WASHINGTON, Aug 18 (AFP): Republican scion Liz Cheney's primary defeat to a hardline Trumpist rival underlines the dramatic shift the party has undergone under the former president as he pulls it away from mainstream conservatism towards the politics of personality.

The congresswoman's loss to Harriet Hageman on Tuesday-ending her hopes of seeking a fourth term in her safe Wyoming seat-was a definitive rebuke for her opposition to Donald Trump.

Cheney's voting record aligned with Trump's positions 93 per cent of the time during his presidency, but the sin that saw her excommunicated was her criticism of the 76-year-old head of a movement that brooks almost no dissent.
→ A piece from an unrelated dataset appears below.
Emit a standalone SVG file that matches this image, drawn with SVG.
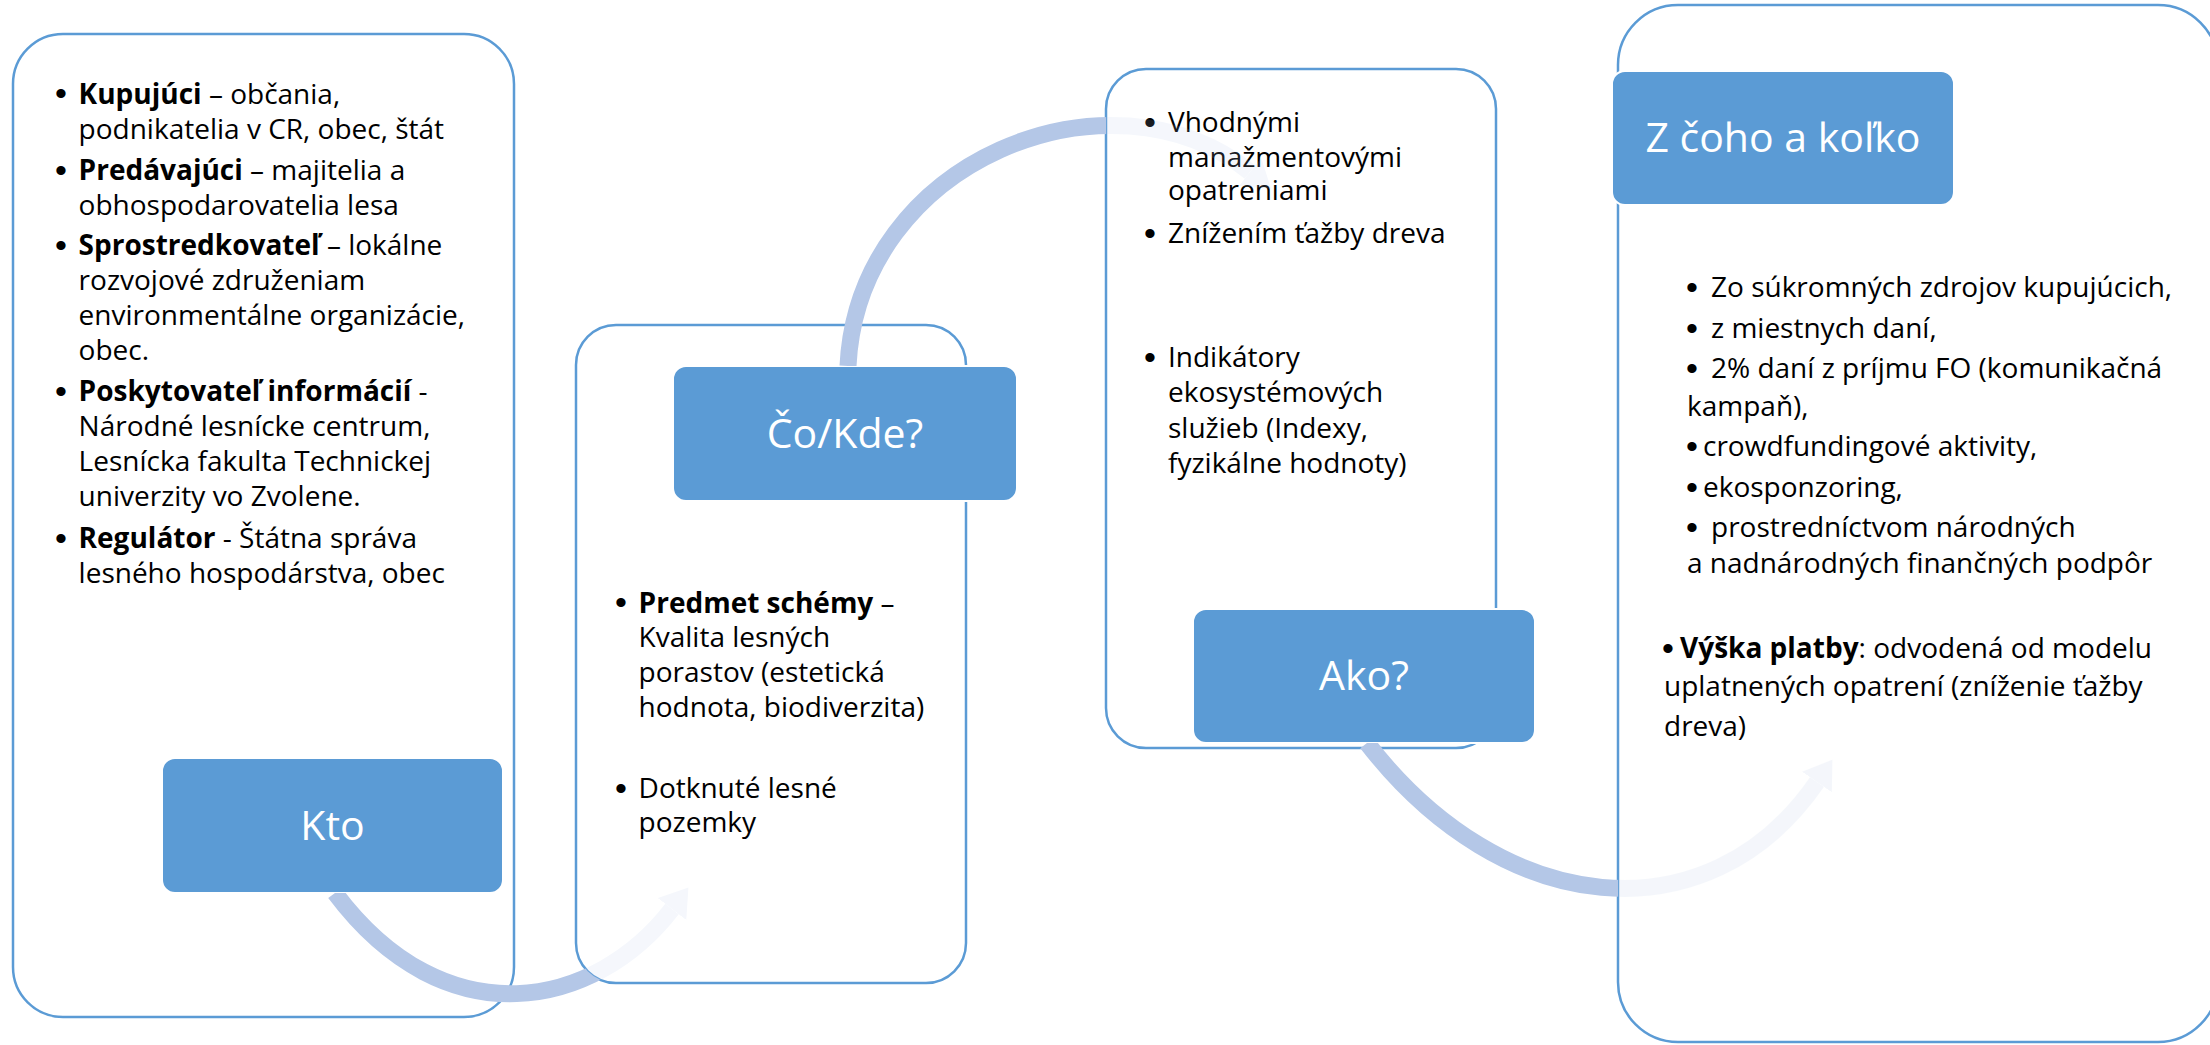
<svg xmlns="http://www.w3.org/2000/svg" width="2210" height="1045" viewBox="0 0 2210 1045">
<defs>
<style>
.box{fill:#fff;stroke:#5B9BD5;stroke-width:2.5}
.lbl{fill:#5B9BD5;stroke:#fff;stroke-width:2}
.t{font-family:"Open Sans","Liberation Sans",sans-serif;font-size:28px;fill:#000}
.bu{font-family:"Liberation Sans","DejaVu Sans",sans-serif;font-size:34px;fill:#000}
.b{font-weight:bold}
.lt{font-family:"Open Sans","Liberation Sans",sans-serif;font-size:41px;fill:#fff;text-anchor:middle}
.arc{fill:none;stroke:#B4C7E7;stroke-width:17}
.pale{opacity:0.14}
</style>
<marker id="head" markerUnits="userSpaceOnUse" markerWidth="28" markerHeight="36" refX="0" refY="18" orient="auto" viewBox="0 0 28 36">
<path d="M0,0 L27,18 L0,36 Z" fill="#B4C7E7"/>
</marker>
<clipPath id="out1"><path clip-rule="evenodd" d="M0,0H2210V1045H0Z M616,325H926A40,40 0 0 1 966,365V943A40,40 0 0 1 926,983H616A40,40 0 0 1 576,943V365A40,40 0 0 1 616,325Z M162,758H503V893H162Z"/></clipPath>
<clipPath id="in1"><path d="M616,325H926A40,40 0 0 1 966,365V943A40,40 0 0 1 926,983H616A40,40 0 0 1 576,943V365A40,40 0 0 1 616,325Z"/></clipPath>
<clipPath id="out2"><path clip-rule="evenodd" d="M0,0H2210V1045H0Z M1146,69H1456A40,40 0 0 1 1496,109V708A40,40 0 0 1 1456,748H1146A40,40 0 0 1 1106,708V109A40,40 0 0 1 1146,69Z M673,366H1017V501H673Z"/></clipPath>
<clipPath id="in2"><path d="M1146,69H1456A40,40 0 0 1 1496,109V708A40,40 0 0 1 1456,748H1146A40,40 0 0 1 1106,708V109A40,40 0 0 1 1146,69Z"/></clipPath>
<clipPath id="out3"><path clip-rule="evenodd" d="M0,0H2210V1045H0Z M1678,5H2158A60,60 0 0 1 2218,65V982A60,60 0 0 1 2158,1042H1678A60,60 0 0 1 1618,982V65A60,60 0 0 1 1678,5Z M1193,609H1535V743H1193Z"/></clipPath>
<clipPath id="in3"><path d="M1678,5H2158A60,60 0 0 1 2218,65V982A60,60 0 0 1 2158,1042H1678A60,60 0 0 1 1618,982V65A60,60 0 0 1 1678,5Z"/></clipPath>
</defs>
<rect width="2210" height="1045" fill="#fff"/>

<g id="node-kto">
<rect class="box" x="13" y="34" width="501" height="983" rx="50"/>
<text class="bu" x="55" y="105">•</text>
<text class="t" x="78.6" y="103.5"><tspan class="b">Kupujúci</tspan> – občania,</text>
<text class="t" x="78.6" y="138.5">podnikatelia v CR, obec, štát</text>
<text class="bu" x="55" y="181.5">•</text>
<text class="t" x="78.6" y="180"><tspan class="b">Predávajúci</tspan> – majitelia a</text>
<text class="t" x="78.6" y="215">obhospodarovatelia lesa</text>
<text class="bu" x="55" y="256.5">•</text>
<text class="t" x="78.6" y="255"><tspan class="b">Sprostredkovateľ</tspan> – lokálne</text>
<text class="t" x="78.6" y="290">rozvojové združeniam</text>
<text class="t" x="78.6" y="325">environmentálne organizácie,</text>
<text class="t" x="78.6" y="360">obec.</text>
<text class="bu" x="55" y="402.5">•</text>
<text class="t" x="78.6" y="401"><tspan class="b">Poskytovateľ informácií</tspan> -</text>
<text class="t" x="78.6" y="436">Národné lesnícke centrum,</text>
<text class="t" x="78.6" y="471">Lesnícka fakulta Technickej</text>
<text class="t" x="78.6" y="506">univerzity vo Zvolene.</text>
<text class="bu" x="55" y="549.5">•</text>
<text class="t" x="78.6" y="548"><tspan class="b">Regulátor</tspan> - Štátna správa</text>
<text class="t" x="78.6" y="583">lesného hospodárstva, obec</text>
<rect class="lbl" x="162" y="758" width="341" height="135" rx="13"/>
<text class="lt" x="332.5" y="840">Kto</text>
</g>

<g id="node-co-kde">
<rect class="box" x="576" y="325" width="390" height="658" rx="40"/>
<text class="bu" x="615" y="614">•</text>
<text class="t" x="638.6" y="612.5"><tspan class="b">Predmet schémy</tspan> –</text>
<text class="t" x="638.6" y="647">Kvalita lesných</text>
<text class="t" x="638.6" y="682">porastov (estetická</text>
<text class="t" x="638.6" y="717">hodnota, biodiverzita)</text>
<text class="bu" x="615" y="799.5">•</text>
<text class="t" x="638.6" y="798">Dotknuté lesné</text>
<text class="t" x="638.6" y="832">pozemky</text>
<rect class="lbl" x="673" y="366" width="344" height="135" rx="13"/>
<text class="lt" x="845" y="448">Čo/Kde?</text>
</g>

<g id="node-ako">
<rect class="box" x="1106" y="69" width="390" height="679" rx="40"/>
<text class="bu" x="1144" y="133.5">•</text>
<text class="t" x="1168" y="132">Vhodnými</text>
<text class="t" x="1168" y="167">manažmentovými</text>
<text class="t" x="1168" y="200">opatreniami</text>
<text class="bu" x="1144" y="244.5">•</text>
<text class="t" x="1168" y="243">Znížením ťažby dreva</text>
<text class="bu" x="1144" y="368.5">•</text>
<text class="t" x="1168" y="367">Indikátory</text>
<text class="t" x="1168" y="402">ekosystémových</text>
<text class="t" x="1168" y="438">služieb (Indexy,</text>
<text class="t" x="1168" y="473">fyzikálne hodnoty)</text>
<rect class="lbl" x="1193" y="609" width="342" height="134" rx="13"/>
<text class="lt" x="1364" y="690">Ako?</text>
</g>

<g id="node-z-coho">
<rect class="box" x="1618" y="5" width="600" height="1037" rx="60"/>
<text class="bu" x="1686" y="298.5">•</text>
<text class="t" x="1711" y="297">Zo súkromných zdrojov kupujúcich,</text>
<text class="bu" x="1686" y="339.5">•</text>
<text class="t" x="1711" y="338">z miestnych daní,</text>
<text class="bu" x="1686" y="379.5">•</text>
<text class="t" x="1711" y="378">2% daní z príjmu FO (komunikačná</text>
<text class="t" x="1687" y="416">kampaň),</text>
<text class="bu" x="1686" y="457.5">•</text>
<text class="t" x="1703" y="456">crowdfundingové aktivity,</text>
<text class="bu" x="1686" y="498.5">•</text>
<text class="t" x="1703" y="497">ekosponzoring,</text>
<text class="bu" x="1686" y="538.5">•</text>
<text class="t" x="1711" y="537">prostredníctvom národných</text>
<text class="t" x="1687" y="573">a nadnárodných finančných podpôr</text>
<text class="bu" x="1662" y="659.5">•</text>
<text class="t" x="1680" y="658"><tspan class="b">Výška platby</tspan>: odvodená od modelu</text>
<text class="t" x="1664" y="696">uplatnených opatrení (zníženie ťažby</text>
<text class="t" x="1664" y="736">dreva)</text>
<rect class="lbl" x="1612" y="71" width="342" height="134" rx="13"/>
<text class="lt" x="1783" y="152">Z čoho a koľko</text>
</g>

<g id="connectors">
<g id="arrow-kto-co">
<path class="arc" clip-path="url(#out1)" d="M335,893 C446,1041 596,1008 672,909"/>
<g clip-path="url(#in1)"><g class="pale"><path class="arc" d="M335,893 C446,1041 596,1008 672,909" marker-end="url(#head)"/></g></g>
</g>
<g id="arrow-co-ako">
<path class="arc" clip-path="url(#out2)" d="M848,366 C858,160 1110,60 1250,172"/>
<g clip-path="url(#in2)"><g class="pale"><path class="arc" d="M848,366 C858,160 1110,60 1250,172" marker-end="url(#head)"/></g></g>
</g>
<g id="arrow-ako-z">
<path class="arc" clip-path="url(#out3)" d="M1367,743 C1502,918 1708,940 1817,782"/>
<g clip-path="url(#in3)"><g class="pale"><path class="arc" d="M1367,743 C1502,918 1708,940 1817,782" marker-end="url(#head)"/></g></g>
</g>
</g>
</svg>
"I think the Republican Party today is in very bad shape, and I think that we have a tremendous amount of work to do," Cheney told NBC the morning after her defeat.

"I think it could take several election cycles, but the country has got to have a Republican Party that is actually based on substance, based on principles, based on a belief.

"A party that has instead embraced Donald Trump, embraced his cult of personality, is looking the other way."

Modern Republican presidents from Ronald Reagan to George W. Bush have dealt with critics from within the party, but personality disputes were largely secondary to fiscal prudence, lower taxes, free trade, limited federal power and a strong military.

Now, a sizable portion of the "Grand Old Party"-in Congress as much as in the grassroots-has coalesced around a leader who has little use for the strictures of traditional conservatism. "The Republican Party isn't the 'Party of Reagan' and it's not even the 'Party of Nixon,'" Aron Solomon, chief legal analyst for lawyers' marketing agency Esquire Digital, told the news agency.